### WHAT THE TASK REQUIRES:
Output each line exactly as it appears, skipping any embedded picture.
Start of EXERCISE DATA
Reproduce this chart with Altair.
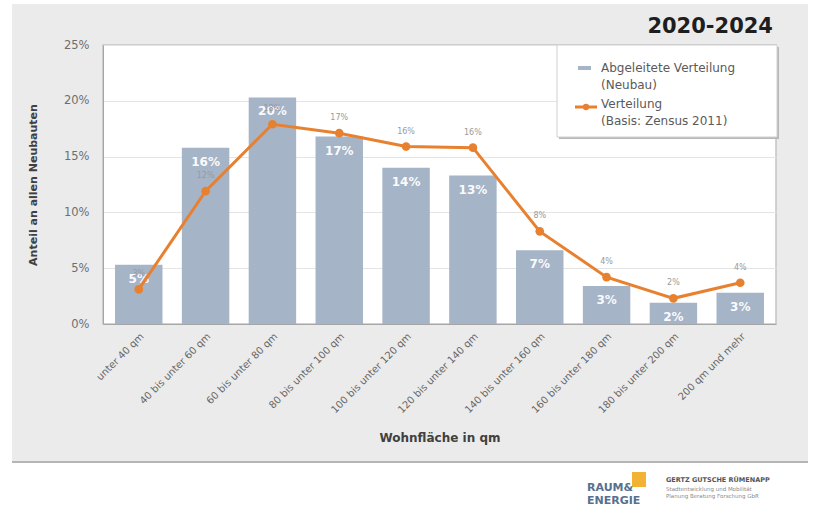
import altair as alt
import pandas as pd

categories = ["unter 40 qm", "40 bis unter 60 qm", "60 bis unter 80 qm", "80 bis unter 100 qm",
              "100 bis unter 120 qm", "120 bis unter 140 qm", "140 bis unter 160 qm",
              "160 bis unter 180 qm", "180 bis unter 200 qm", "200 qm und mehr"]
neubau = [5.3, 15.8, 20.3, 16.8, 14.0, 13.3, 6.6, 3.4, 1.9, 2.8]
zensus = [3.1, 11.9, 17.9, 17.1, 15.9, 15.8, 8.3, 4.2, 2.3, 3.7]
y_ticks = [0, 5, 10, 15, 20, 25]
legend_bar_label = "Abgeleitete Verteilung\n(Neubau)"
legend_line_label = "Verteilung\n(Basis: Zensus 2011)"
chart_title = "2020-2024"

W, H = 673, 279
FONT = "DejaVu Sans"
BAR = "#a6b4c8"
ORANGE = "#e8812f"

df = pd.DataFrame({"Kategorie": categories, "Neubau": neubau, "Zensus": zensus})

x_enc = alt.X("Kategorie:N", sort=categories,
              scale=alt.Scale(paddingInner=0.29, paddingOuter=0.18),
              axis=alt.Axis(title="Wohnfläche in qm", labelAngle=-45, labelFontSize=10,
                            labelColor="#666666", labelPadding=7, ticks=False,
                            domainColor="#a6a6a6", titleFontSize=12, titleFontWeight="bold",
                            titleColor="#404040", titlePadding=18, labelFont=FONT, titleFont=FONT))
y_axis = alt.Axis(title="Anteil an allen Neubauten", values=y_ticks, labelExpr="datum.value + '%'",
                  grid=True, gridColor="#e4e4e4", ticks=False, labelPadding=14, labelFontSize=11.5,
                  labelColor="#6e6e6e", domainColor="#a6a6a6", titleFontSize=11,
                  titleFontWeight="bold", titleColor="#404040", titlePadding=25,
                  labelFont=FONT, titleFont=FONT)
y_scale = alt.Scale(domain=[0, 25], nice=False)

base = alt.Chart(df)

bars = base.mark_bar(color=BAR).encode(
    x=x_enc, y=alt.Y("Neubau:Q", scale=y_scale, axis=y_axis))

bar_labels = base.transform_calculate(lab="format(datum.Neubau, '.0f') + '%'").mark_text(
    color="white", fontWeight="bold", fontSize=12, baseline="middle", dy=14, font=FONT, opacity=0.95
).encode(x=x_enc, y=alt.Y("Neubau:Q", scale=y_scale, axis=y_axis), text="lab:N")

line = base.mark_line(color=ORANGE, strokeWidth=3).encode(
    x=x_enc, y=alt.Y("Zensus:Q", scale=y_scale, axis=y_axis))
points = base.mark_circle(color=ORANGE, size=75, opacity=1).encode(
    x=x_enc, y=alt.Y("Zensus:Q", scale=y_scale, axis=y_axis))
line_labels = base.transform_calculate(lab="format(datum.Zensus, '.0f') + '%'").mark_text(
    color="#9a9a9a", fontSize=8, baseline="middle", dy=-15, font=FONT
).encode(x=x_enc, y=alt.Y("Zensus:Q", scale=y_scale, axis=y_axis), text="lab:N")

one = pd.DataFrame({"k": [0]})
deco = alt.Chart(one)

# white strips outside the gray panel
white_bottom = deco.mark_rect(color="white").encode(
    x=alt.value(-103), x2=alt.value(710), y=alt.value(417), y2=alt.value(462))
white_left = deco.mark_rect(color="white").encode(
    x=alt.value(-103), x2=alt.value(-91), y=alt.value(-45), y2=alt.value(417))
white_right = deco.mark_rect(color="white").encode(
    x=alt.value(705), x2=alt.value(710), y=alt.value(-45), y2=alt.value(417))
white_top = deco.mark_rect(color="white").encode(
    x=alt.value(-103), x2=alt.value(710), y=alt.value(-45), y2=alt.value(-41))
sep = deco.mark_rule(color="#b5b5b5", strokeWidth=2).encode(
    x=alt.value(-91), x2=alt.value(705), y=alt.value(417))

# title
title = alt.Chart(pd.DataFrame({"t": [chart_title]})).mark_text(
    fontSize=21, fontWeight="bold", color="#1e1e1e", align="right", baseline="middle", font=FONT
).encode(x=alt.value(670), y=alt.value(-18), text="t:N")

# legend box
leg_shadow = deco.mark_rect(color="#b8b8b8").encode(
    x=alt.value(456), x2=alt.value(676), y=alt.value(2), y2=alt.value(94))
leg_box = deco.mark_rect(fill="white", stroke="#d0d0d0").encode(
    x=alt.value(454), x2=alt.value(674), y=alt.value(0), y2=alt.value(92))
leg_bar_sym = deco.mark_rect(color=BAR).encode(
    x=alt.value(475), x2=alt.value(488), y=alt.value(21), y2=alt.value(25))
leg_line_sym = deco.mark_rule(color=ORANGE, strokeWidth=3).encode(
    x=alt.value(472), x2=alt.value(494), y=alt.value(62))
leg_pt_sym = deco.mark_circle(color=ORANGE, size=40, opacity=1).encode(
    x=alt.value(483), y=alt.value(62))
leg_txt1 = alt.Chart(pd.DataFrame({"t": [legend_bar_label]})).mark_text(
    lineBreak="\n", align="left", baseline="alphabetic", fontSize=12, lineHeight=17,
    color="#5a5a5a", font=FONT).encode(x=alt.value(498), y=alt.value(27), text="t:N")
leg_txt2 = alt.Chart(pd.DataFrame({"t": [legend_line_label]})).mark_text(
    lineBreak="\n", align="left", baseline="alphabetic", fontSize=12, lineHeight=17,
    color="#5a5a5a", font=FONT).encode(x=alt.value(498), y=alt.value(63), text="t:N")

# footer logo texts
logo_sq = deco.mark_rect(color="#f2b233").encode(
    x=alt.value(529), x2=alt.value(543), y=alt.value(427), y2=alt.value(442))
logo_r = alt.Chart(pd.DataFrame({"t": ["RAUM&"]})).mark_text(
    fontSize=11, fontWeight="bold", color="#56708f", align="left", baseline="middle", font=FONT
).encode(x=alt.value(484), y=alt.value(443), text="t:N")
logo_e = alt.Chart(pd.DataFrame({"t": ["ENERGIE"]})).mark_text(
    fontSize=11, fontWeight="bold", color="#56708f", align="left", baseline="middle", font=FONT
).encode(x=alt.value(484), y=alt.value(456), text="t:N")
logo_g = alt.Chart(pd.DataFrame({"t": ["GERTZ GUTSCHE RÜMENAPP"]})).mark_text(
    fontSize=6.5, fontWeight="bold", color="#555555", align="left", baseline="middle", font=FONT
).encode(x=alt.value(563), y=alt.value(435), text="t:N")
logo_s1 = alt.Chart(pd.DataFrame({"t": ["Stadtentwicklung und Mobilität"]})).mark_text(
    fontSize=5.5, color="#8a8a8a", align="left", baseline="middle", font=FONT
).encode(x=alt.value(563), y=alt.value(444), text="t:N")
logo_s2 = alt.Chart(pd.DataFrame({"t": ["Planung Beratung Forschung GbR"]})).mark_text(
    fontSize=5.5, color="#8a8a8a", align="left", baseline="middle", font=FONT
).encode(x=alt.value(563), y=alt.value(451), text="t:N")

chart = alt.layer(
    bars, bar_labels, line, points, line_labels,
    white_bottom, white_left, white_right, white_top, sep, title,
    leg_shadow, leg_box, leg_bar_sym, leg_line_sym, leg_pt_sym, leg_txt1, leg_txt2,
    logo_sq, logo_r, logo_e, logo_g, logo_s1, logo_s2
).properties(
    width=W, height=H,
    padding={"left": 103, "top": 45, "right": 37, "bottom": 183},
    autosize=alt.AutoSizeParams(type="none"),
).configure(background="#ebebeb", font=FONT).configure_view(
    fill="white", stroke="#c4c4c4", strokeWidth=1.5)

chart.save("out.html", embed_options={"renderer": "svg", "actions": False})
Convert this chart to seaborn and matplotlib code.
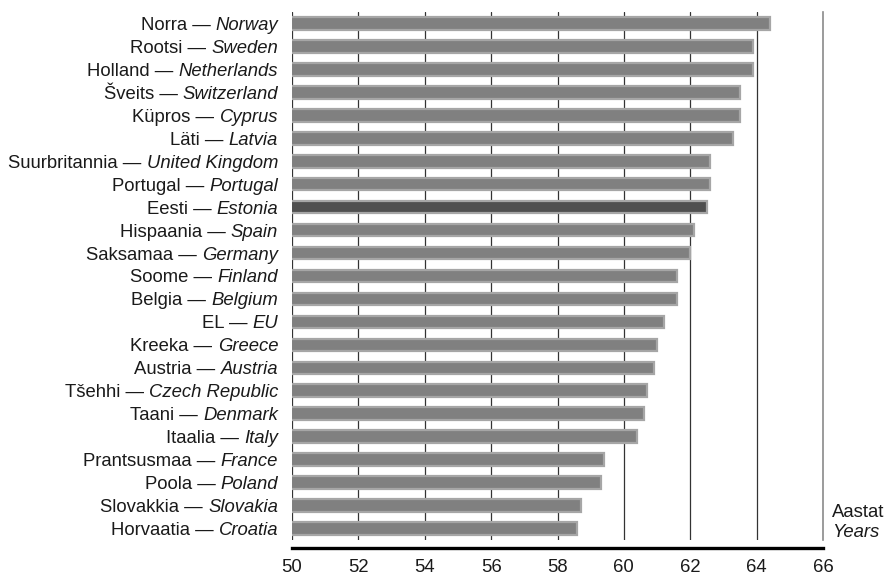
End of EXERCISE DATA
### RESPONSE:
Reproduce this chart with Altair.
import altair as alt
import pandas as pd

categories = ["unter 40 qm", "40 bis unter 60 qm", "60 bis unter 80 qm", "80 bis unter 100 qm",
              "100 bis unter 120 qm", "120 bis unter 140 qm", "140 bis unter 160 qm",
              "160 bis unter 180 qm", "180 bis unter 200 qm", "200 qm und mehr"]
neubau = [5.3, 15.8, 20.3, 16.8, 14.0, 13.3, 6.6, 3.4, 1.9, 2.8]
zensus = [3.1, 11.9, 17.9, 17.1, 15.9, 15.8, 8.3, 4.2, 2.3, 3.7]
y_ticks = [0, 5, 10, 15, 20, 25]
legend_bar_label = "Abgeleitete Verteilung\n(Neubau)"
legend_line_label = "Verteilung\n(Basis: Zensus 2011)"
chart_title = "2020-2024"

W, H = 673, 279
FONT = "DejaVu Sans"
BAR = "#a6b4c8"
ORANGE = "#e8812f"

df = pd.DataFrame({"Kategorie": categories, "Neubau": neubau, "Zensus": zensus})

x_enc = alt.X("Kategorie:N", sort=categories,
              scale=alt.Scale(paddingInner=0.29, paddingOuter=0.18),
              axis=alt.Axis(title="Wohnfläche in qm", labelAngle=-45, labelFontSize=10,
                            labelColor="#666666", labelPadding=7, ticks=False,
                            domainColor="#a6a6a6", titleFontSize=12, titleFontWeight="bold",
                            titleColor="#404040", titlePadding=18, labelFont=FONT, titleFont=FONT))
y_axis = alt.Axis(title="Anteil an allen Neubauten", values=y_ticks, labelExpr="datum.value + '%'",
                  grid=True, gridColor="#e4e4e4", ticks=False, labelPadding=14, labelFontSize=11.5,
                  labelColor="#6e6e6e", domainColor="#a6a6a6", titleFontSize=11,
                  titleFontWeight="bold", titleColor="#404040", titlePadding=25,
                  labelFont=FONT, titleFont=FONT)
y_scale = alt.Scale(domain=[0, 25], nice=False)

base = alt.Chart(df)

bars = base.mark_bar(color=BAR).encode(
    x=x_enc, y=alt.Y("Neubau:Q", scale=y_scale, axis=y_axis))

bar_labels = base.transform_calculate(lab="format(datum.Neubau, '.0f') + '%'").mark_text(
    color="white", fontWeight="bold", fontSize=12, baseline="middle", dy=14, font=FONT, opacity=0.95
).encode(x=x_enc, y=alt.Y("Neubau:Q", scale=y_scale, axis=y_axis), text="lab:N")

line = base.mark_line(color=ORANGE, strokeWidth=3).encode(
    x=x_enc, y=alt.Y("Zensus:Q", scale=y_scale, axis=y_axis))
points = base.mark_circle(color=ORANGE, size=75, opacity=1).encode(
    x=x_enc, y=alt.Y("Zensus:Q", scale=y_scale, axis=y_axis))
line_labels = base.transform_calculate(lab="format(datum.Zensus, '.0f') + '%'").mark_text(
    color="#9a9a9a", fontSize=8, baseline="middle", dy=-15, font=FONT
).encode(x=x_enc, y=alt.Y("Zensus:Q", scale=y_scale, axis=y_axis), text="lab:N")

one = pd.DataFrame({"k": [0]})
deco = alt.Chart(one)

# white strips outside the gray panel
white_bottom = deco.mark_rect(color="white").encode(
    x=alt.value(-103), x2=alt.value(710), y=alt.value(417), y2=alt.value(462))
white_left = deco.mark_rect(color="white").encode(
    x=alt.value(-103), x2=alt.value(-91), y=alt.value(-45), y2=alt.value(417))
white_right = deco.mark_rect(color="white").encode(
    x=alt.value(705), x2=alt.value(710), y=alt.value(-45), y2=alt.value(417))
white_top = deco.mark_rect(color="white").encode(
    x=alt.value(-103), x2=alt.value(710), y=alt.value(-45), y2=alt.value(-41))
sep = deco.mark_rule(color="#b5b5b5", strokeWidth=2).encode(
    x=alt.value(-91), x2=alt.value(705), y=alt.value(417))

# title
title = alt.Chart(pd.DataFrame({"t": [chart_title]})).mark_text(
    fontSize=21, fontWeight="bold", color="#1e1e1e", align="right", baseline="middle", font=FONT
).encode(x=alt.value(670), y=alt.value(-18), text="t:N")

# legend box
leg_shadow = deco.mark_rect(color="#b8b8b8").encode(
    x=alt.value(456), x2=alt.value(676), y=alt.value(2), y2=alt.value(94))
leg_box = deco.mark_rect(fill="white", stroke="#d0d0d0").encode(
    x=alt.value(454), x2=alt.value(674), y=alt.value(0), y2=alt.value(92))
leg_bar_sym = deco.mark_rect(color=BAR).encode(
    x=alt.value(475), x2=alt.value(488), y=alt.value(21), y2=alt.value(25))
leg_line_sym = deco.mark_rule(color=ORANGE, strokeWidth=3).encode(
    x=alt.value(472), x2=alt.value(494), y=alt.value(62))
leg_pt_sym = deco.mark_circle(color=ORANGE, size=40, opacity=1).encode(
    x=alt.value(483), y=alt.value(62))
leg_txt1 = alt.Chart(pd.DataFrame({"t": [legend_bar_label]})).mark_text(
    lineBreak="\n", align="left", baseline="alphabetic", fontSize=12, lineHeight=17,
    color="#5a5a5a", font=FONT).encode(x=alt.value(498), y=alt.value(27), text="t:N")
leg_txt2 = alt.Chart(pd.DataFrame({"t": [legend_line_label]})).mark_text(
    lineBreak="\n", align="left", baseline="alphabetic", fontSize=12, lineHeight=17,
    color="#5a5a5a", font=FONT).encode(x=alt.value(498), y=alt.value(63), text="t:N")

# footer logo texts
logo_sq = deco.mark_rect(color="#f2b233").encode(
    x=alt.value(529), x2=alt.value(543), y=alt.value(427), y2=alt.value(442))
logo_r = alt.Chart(pd.DataFrame({"t": ["RAUM&"]})).mark_text(
    fontSize=11, fontWeight="bold", color="#56708f", align="left", baseline="middle", font=FONT
).encode(x=alt.value(484), y=alt.value(443), text="t:N")
logo_e = alt.Chart(pd.DataFrame({"t": ["ENERGIE"]})).mark_text(
    fontSize=11, fontWeight="bold", color="#56708f", align="left", baseline="middle", font=FONT
).encode(x=alt.value(484), y=alt.value(456), text="t:N")
logo_g = alt.Chart(pd.DataFrame({"t": ["GERTZ GUTSCHE RÜMENAPP"]})).mark_text(
    fontSize=6.5, fontWeight="bold", color="#555555", align="left", baseline="middle", font=FONT
).encode(x=alt.value(563), y=alt.value(435), text="t:N")
logo_s1 = alt.Chart(pd.DataFrame({"t": ["Stadtentwicklung und Mobilität"]})).mark_text(
    fontSize=5.5, color="#8a8a8a", align="left", baseline="middle", font=FONT
).encode(x=alt.value(563), y=alt.value(444), text="t:N")
logo_s2 = alt.Chart(pd.DataFrame({"t": ["Planung Beratung Forschung GbR"]})).mark_text(
    fontSize=5.5, color="#8a8a8a", align="left", baseline="middle", font=FONT
).encode(x=alt.value(563), y=alt.value(451), text="t:N")

chart = alt.layer(
    bars, bar_labels, line, points, line_labels,
    white_bottom, white_left, white_right, white_top, sep, title,
    leg_shadow, leg_box, leg_bar_sym, leg_line_sym, leg_pt_sym, leg_txt1, leg_txt2,
    logo_sq, logo_r, logo_e, logo_g, logo_s1, logo_s2
).properties(
    width=W, height=H,
    padding={"left": 103, "top": 45, "right": 37, "bottom": 183},
    autosize=alt.AutoSizeParams(type="none"),
).configure(background="#ebebeb", font=FONT).configure_view(
    fill="white", stroke="#c4c4c4", strokeWidth=1.5)

chart.save("out.html", embed_options={"renderer": "svg", "actions": False})
Convert this chart to seaborn and matplotlib code.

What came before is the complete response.